The thing we really appreciated on every venture into a new town was the amazing food and generous hospitality of our hosts – food is central to Croatian life and from cafés to roadside taverns, the dishes were consistently delicious, fresh and home-cooked. Meals are often accompanied by cries of “jedi, jedi” – “eat, eat” – sharing food and drink plays a big part in the culture here, which speaks both to the nature of Croatian hospitality out from these dishes and the cuisine changes with the districts – fresh platters loaded with seafood, hearty pasta like Fuži and needle macaroni, delectable filled pastry štrukli, grilled meats on skewers and fresh vibrant salads of shredded vegetables – utterly delicious.

From Krka we travelled back in the direction of Pula to head to the Plitviče Lakes – perhaps a misleading name as the real draw here are the incredible network of waterfalls. As beautiful as Krka park is, by far the most astounding sights were within Plitviče; made up of over 90 waterfalls and dozens of lakes and pools, this sparkling dream world is near biblical in beauty. Teaming with life, including shimmering carp and ephemeral dragonflies, the gentle hum of frogs and the calls of birds fighting to be heard above the roar of the waterfalls.

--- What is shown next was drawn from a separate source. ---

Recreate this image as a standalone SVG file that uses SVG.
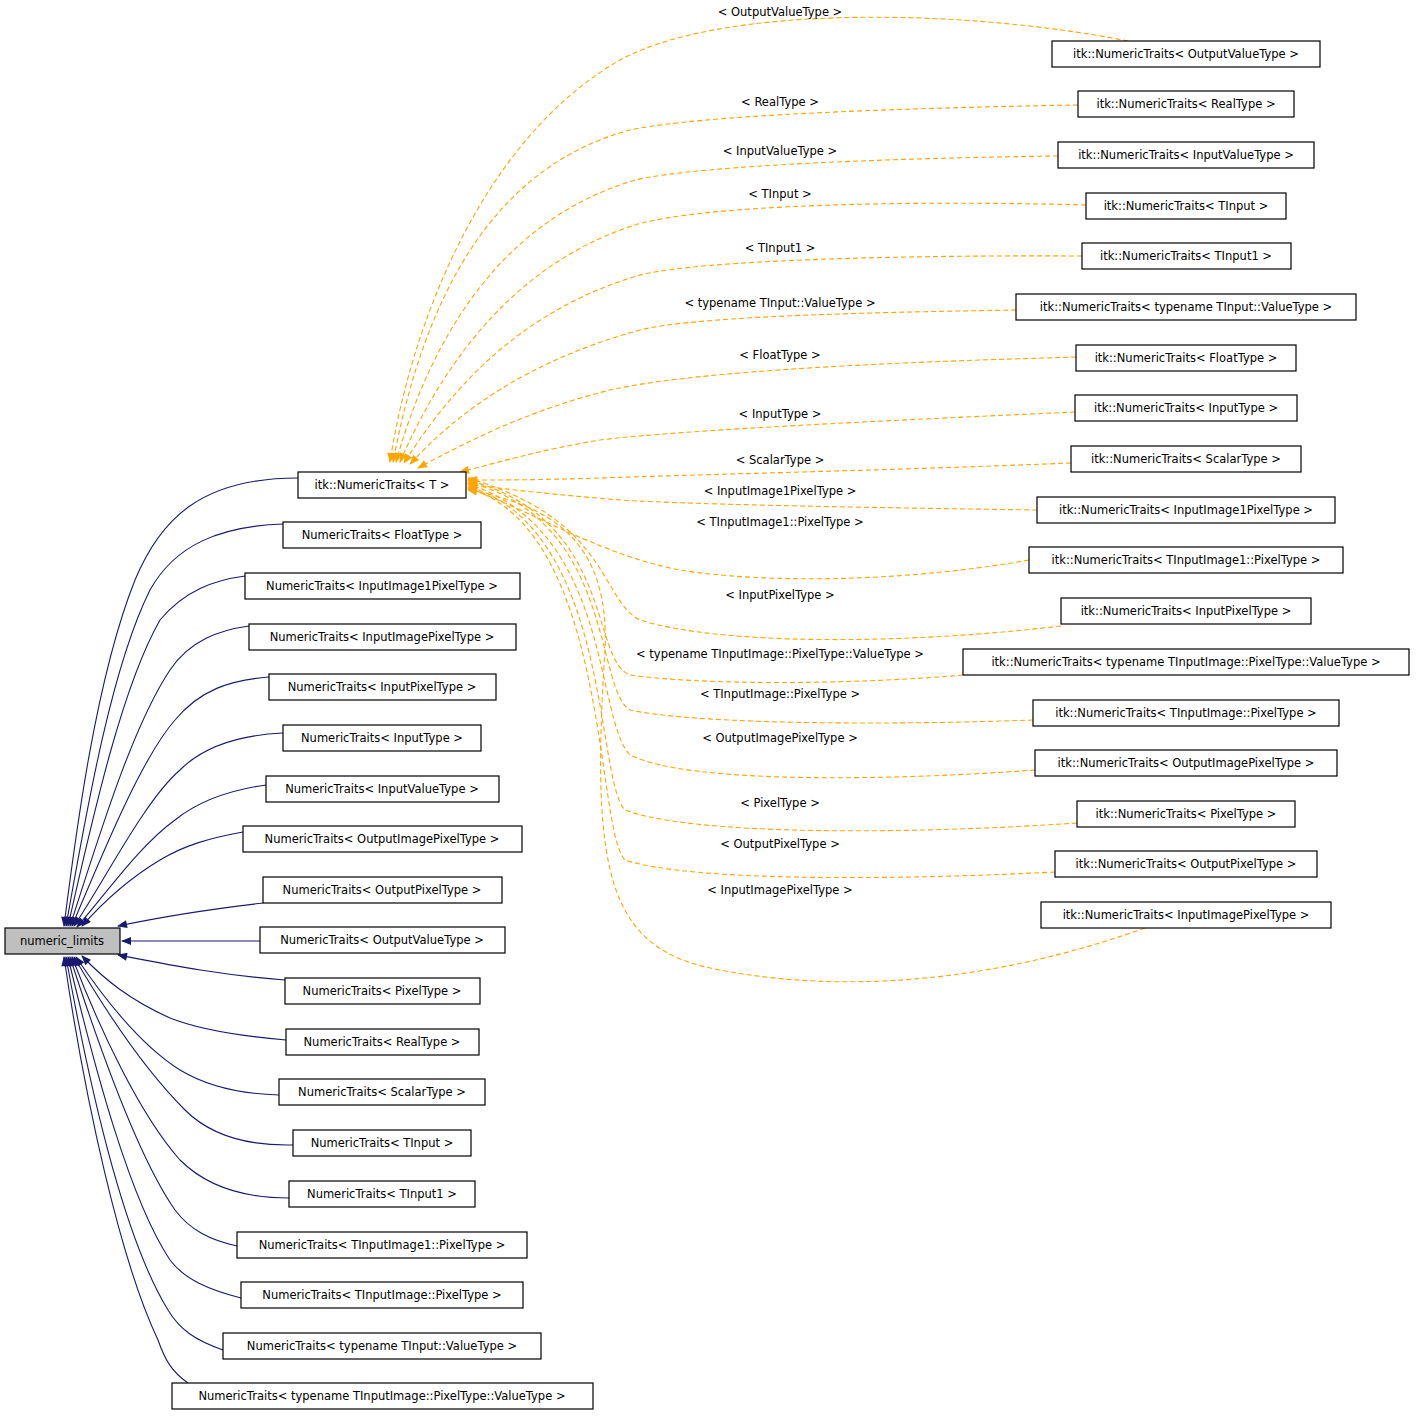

During the final drive along the coast, I began to say goodbye to these glorious shores, having fallen in love with Croatia in only a week. Something about this country touched a deep nerve – it has so much to offer – breathtaking landscapes, great natural swimming, glorious sunshine, bountiful history, interesting architecture, incredible wine, delicious seafood…I could go on, but instead I’ll just implore you to see it for yourself.